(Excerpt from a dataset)
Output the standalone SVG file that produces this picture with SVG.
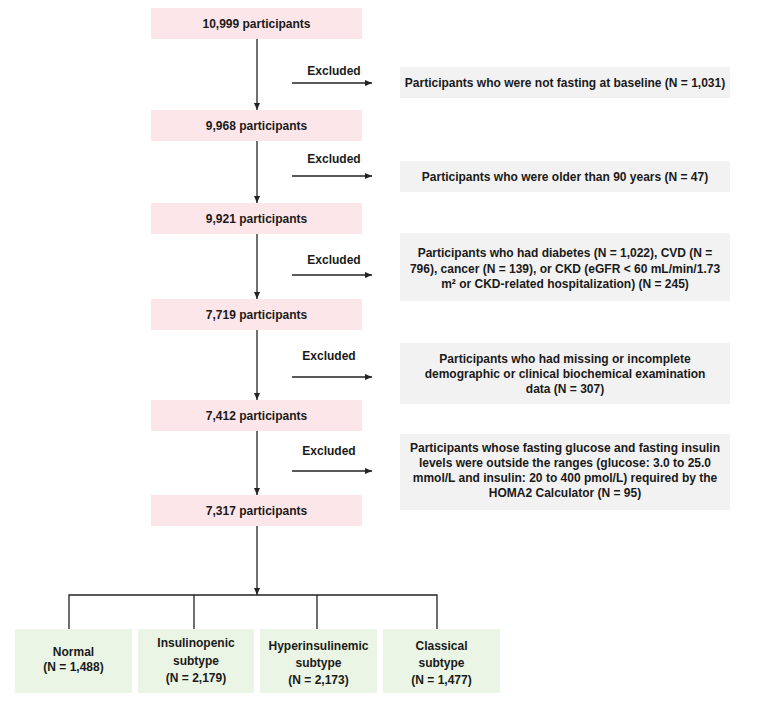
<svg xmlns="http://www.w3.org/2000/svg" width="762" height="721" viewBox="0 0 762 721">
<defs>
<marker id="ah" markerUnits="userSpaceOnUse" markerWidth="8" markerHeight="8" refX="7" refY="3" orient="auto">
<path d="M0,0 L7,3 L0,6 z" fill="#222"/>
</marker>
<style>
.pink{fill:#fde6ea}
.grey{fill:#f2f2f2}
.green{fill:#ebf5e5}
text{font-family:"Liberation Sans",Arial,sans-serif;font-size:12px;font-weight:bold;fill:#1a1a1a;text-anchor:middle}
.ln{stroke:#222;stroke-width:1.3;fill:none}
.ar{stroke:#222;stroke-width:1.3;fill:none;marker-end:url(#ah)}
</style>
</defs>
<rect width="762" height="721" fill="#fff"/>
<g id="connectors">
<line class="ar" x1="257" y1="39" x2="257" y2="110"/>
<line class="ar" x1="257" y1="141" x2="257" y2="203"/>
<line class="ar" x1="257" y1="234" x2="257" y2="299"/>
<line class="ar" x1="257" y1="330" x2="257" y2="400"/>
<line class="ar" x1="257" y1="431" x2="257" y2="495"/>
<line class="ar" x1="257" y1="526" x2="257" y2="595"/>
<line class="ar" x1="292" y1="83" x2="372" y2="83"/>
<line class="ar" x1="292" y1="176" x2="372" y2="176"/>
<line class="ar" x1="292" y1="275" x2="372" y2="275"/>
<line class="ar" x1="292" y1="377" x2="372" y2="377"/>
<line class="ar" x1="292" y1="471" x2="372" y2="471"/>
<polyline class="ln" points="69,629 69,595 437,595 437,629"/>
<line class="ln" x1="194" y1="595" x2="194" y2="629"/>
<line class="ln" x1="317" y1="595" x2="317" y2="629"/>
<text x="334" y="75">Excluded</text>
<text x="334" y="163">Excluded</text>
<text x="334" y="264">Excluded</text>
<text x="329" y="360">Excluded</text>
<text x="329" y="455">Excluded</text>
</g>
<g id="n1"><rect class="pink" x="151" y="8" width="211" height="31"/><text x="256.5" y="28">10,999 participants</text></g>
<g id="n2"><rect class="pink" x="151" y="110" width="211" height="31"/><text x="256.5" y="130">9,968 participants</text></g>
<g id="n3"><rect class="pink" x="151" y="203" width="211" height="31"/><text x="256.5" y="223">9,921 participants</text></g>
<g id="n4"><rect class="pink" x="151" y="299" width="211" height="31"/><text x="256.5" y="319">7,719 participants</text></g>
<g id="n5"><rect class="pink" x="151" y="400" width="211" height="31"/><text x="256.5" y="420">7,412 participants</text></g>
<g id="n6"><rect class="pink" x="151" y="495" width="211" height="31"/><text x="256.5" y="515">7,317 participants</text></g>
<g id="e1"><rect class="grey" x="400" y="67" width="330" height="31"/><text x="565" y="87">Participants who were not fasting at baseline (N = 1,031)</text></g>
<g id="e2"><rect class="grey" x="400" y="161" width="330" height="31"/><text x="565" y="181">Participants who were older than 90 years (N = 47)</text></g>
<g id="e3"><rect class="grey" x="400" y="233" width="330" height="68"/>
<text x="565" y="257">Participants who had diabetes (N = 1,022), CVD (N =</text>
<text x="565" y="272.5">796), cancer (N = 139), or CKD (eGFR &lt; 60 mL/min/1.73</text>
<text x="565" y="288">m² or CKD-related hospitalization) (N = 245)</text></g>
<g id="e4"><rect class="grey" x="400" y="343" width="330" height="61"/>
<text x="565" y="363">Participants who had missing or incomplete</text>
<text x="565" y="378">demographic or clinical biochemical examination</text>
<text x="565" y="393">data (N = 307)</text></g>
<g id="e5"><rect class="grey" x="400" y="434" width="330" height="76"/>
<text x="565" y="452">Participants whose fasting glucose and fasting insulin</text>
<text x="565" y="467">levels were outside the ranges (glucose: 3.0 to 25.0</text>
<text x="565" y="482">mmol/L and insulin: 20 to 400 pmol/L) required by the</text>
<text x="565" y="497">HOMA2 Calculator (N = 95)</text></g>
<g id="g1"><rect class="green" x="15" y="629" width="117" height="64"/>
<text x="73.5" y="655.5">Normal</text><text x="73.5" y="671">(N = 1,488)</text></g>
<g id="g2"><rect class="green" x="138" y="629" width="116" height="64"/>
<text x="196" y="647">Insulinopenic</text><text x="196" y="664.5">subtype</text><text x="196" y="682">(N = 2,179)</text></g>
<g id="g3"><rect class="green" x="260" y="629" width="117" height="64"/>
<text x="318.5" y="650">Hyperinsulinemic</text><text x="318.5" y="667">subtype</text><text x="318.5" y="684">(N = 2,173)</text></g>
<g id="g4"><rect class="green" x="383" y="629" width="117" height="64"/>
<text x="441.5" y="650">Classical</text><text x="441.5" y="667">subtype</text><text x="441.5" y="684">(N = 1,477)</text></g>
</svg>
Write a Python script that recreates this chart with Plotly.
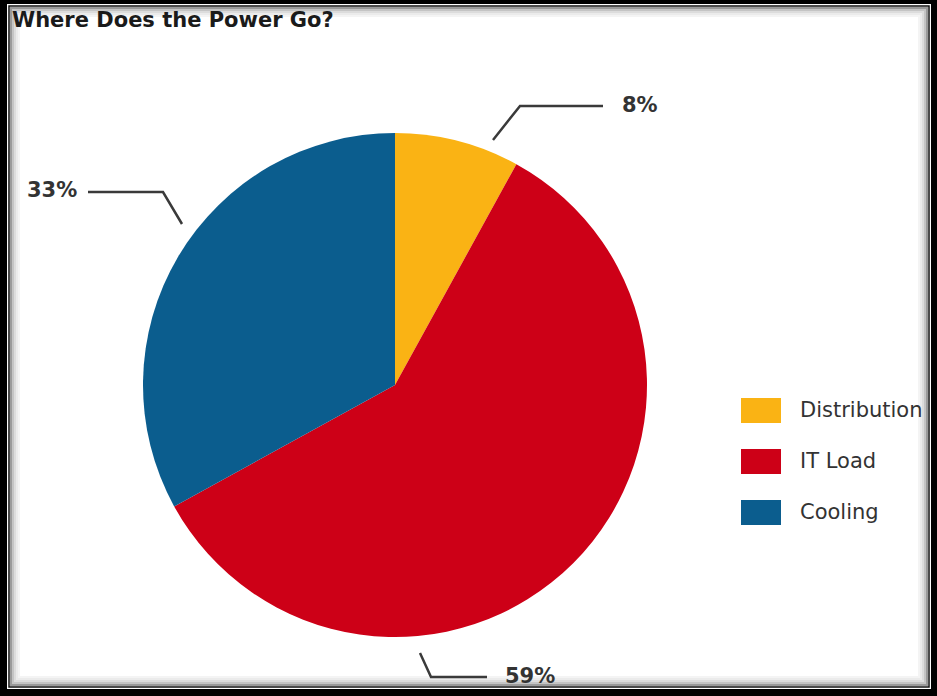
import plotly.graph_objects as go

# ---- data ----
labels = ["Distribution", "IT Load", "Cooling"]
values = [8, 59, 33]
colors = ["#FAB314", "#CD0017", "#0B5D8E"]
title_text = "Where Does the Power Go?"

W, H = 937, 696


def px(x, y):
    return x / W, 1 - y / H


fig = go.Figure()

# pie domain (pixel box converted to paper)
x0, y0 = px(143, 637)
x1, y1 = px(647, 133)
fig.add_trace(go.Pie(
    labels=labels, values=values,
    marker=dict(colors=colors, line=dict(width=0)),
    sort=False, direction="clockwise", rotation=0,
    textinfo="none", hoverinfo="label+percent",
    showlegend=False,
    domain=dict(x=[x0, x1], y=[y0, y1]),
))

shapes = []
# frame
shapes.append(dict(type="rect", xref="paper", yref="paper", x0=0, y0=0, x1=1, y1=1,
                   fillcolor="black", line=dict(width=0), layer="below"))
a = px(7, 689); b = px(931, 4)
shapes.append(dict(type="rect", xref="paper", yref="paper", x0=a[0], y0=a[1], x1=b[0], y1=b[1],
                   fillcolor="white", line=dict(width=0), layer="below"))
a = px(9, 687); b = px(929, 6)
shapes.append(dict(type="rect", xref="paper", yref="paper", x0=a[0], y0=a[1], x1=b[0], y1=b[1],
                   fillcolor="white", line=dict(color="#111", width=1.5), layer="below"))
for i, c in enumerate(["#9a9a9a", "#c4c4c4", "#dcdcdc", "#ebebeb", "#f4f4f4"]):
    d = 11 + i * 2
    a = px(d, 685 - i * 2); b = px(927 - i * 2, 8 + i * 2)
    shapes.append(dict(type="rect", xref="paper", yref="paper", x0=a[0], y0=a[1], x1=b[0], y1=b[1],
                       fillcolor="rgba(0,0,0,0)", line=dict(color=c, width=2), layer="below"))

# leader lines (pixel layout positions)
leaders = [
    [(493, 140), (520, 106), (603, 106)],
    [(420, 653), (431, 677), (487, 677)],
    [(182, 224), (163, 192), (88, 192)],
]
for pts in leaders:
    path = ""
    for k, (x, y) in enumerate(pts):
        fx, fy = px(x, y)
        path += ("M" if k == 0 else "L") + f"{fx},{fy} "
    shapes.append(dict(type="path", xref="paper", yref="paper", path=path,
                       line=dict(color="#3a3a3a", width=2.5)))

annotations = []
label_pos = [(620, 105, "left"), (503, 676, "left"), (79, 190, "right")]
for v, (x, y, al) in zip(values, label_pos):
    fx, fy = px(x, y)
    annotations.append(dict(xref="paper", yref="paper", x=fx, y=fy, xanchor=al, yanchor="middle",
                            text=f"<b>{v}%</b>", showarrow=False,
                            font=dict(family="DejaVu Sans", size=21, color="#333")))

# manual legend
for i, (lab, col) in enumerate(zip(labels, colors)):
    top = 398 + i * 51
    a = px(741, top + 25); b = px(781, top)
    shapes.append(dict(type="rect", xref="paper", yref="paper", x0=a[0], y0=a[1], x1=b[0], y1=b[1],
                       fillcolor=col, line=dict(width=0)))
    fx, fy = px(798, top + 12)
    annotations.append(dict(xref="paper", yref="paper", x=fx, y=fy, xanchor="left", yanchor="middle",
                            text=lab, showarrow=False,
                            font=dict(family="DejaVu Sans", size=21, color="#333")))

# title
fx, fy = px(10, 20)
annotations.append(dict(xref="paper", yref="paper", x=fx, y=fy, xanchor="left", yanchor="middle",
                        text=f"<b>{title_text}</b>", showarrow=False,
                        font=dict(family="DejaVu Sans", size=21, color="#1a1a1a")))

fig.update_layout(
    width=W, height=H,
    margin=dict(l=0, r=0, t=0, b=0),
    paper_bgcolor="white", plot_bgcolor="white",
    shapes=shapes, annotations=annotations,
    showlegend=False,
)

fig.write_html("out.html")
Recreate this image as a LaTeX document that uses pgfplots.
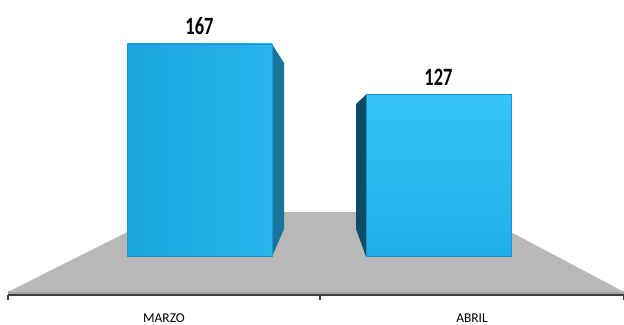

__REQUIREMENTS__.
Figure out how many lines of the data above include "that", then give the number and nothing more.

__THE ANSWER__.
3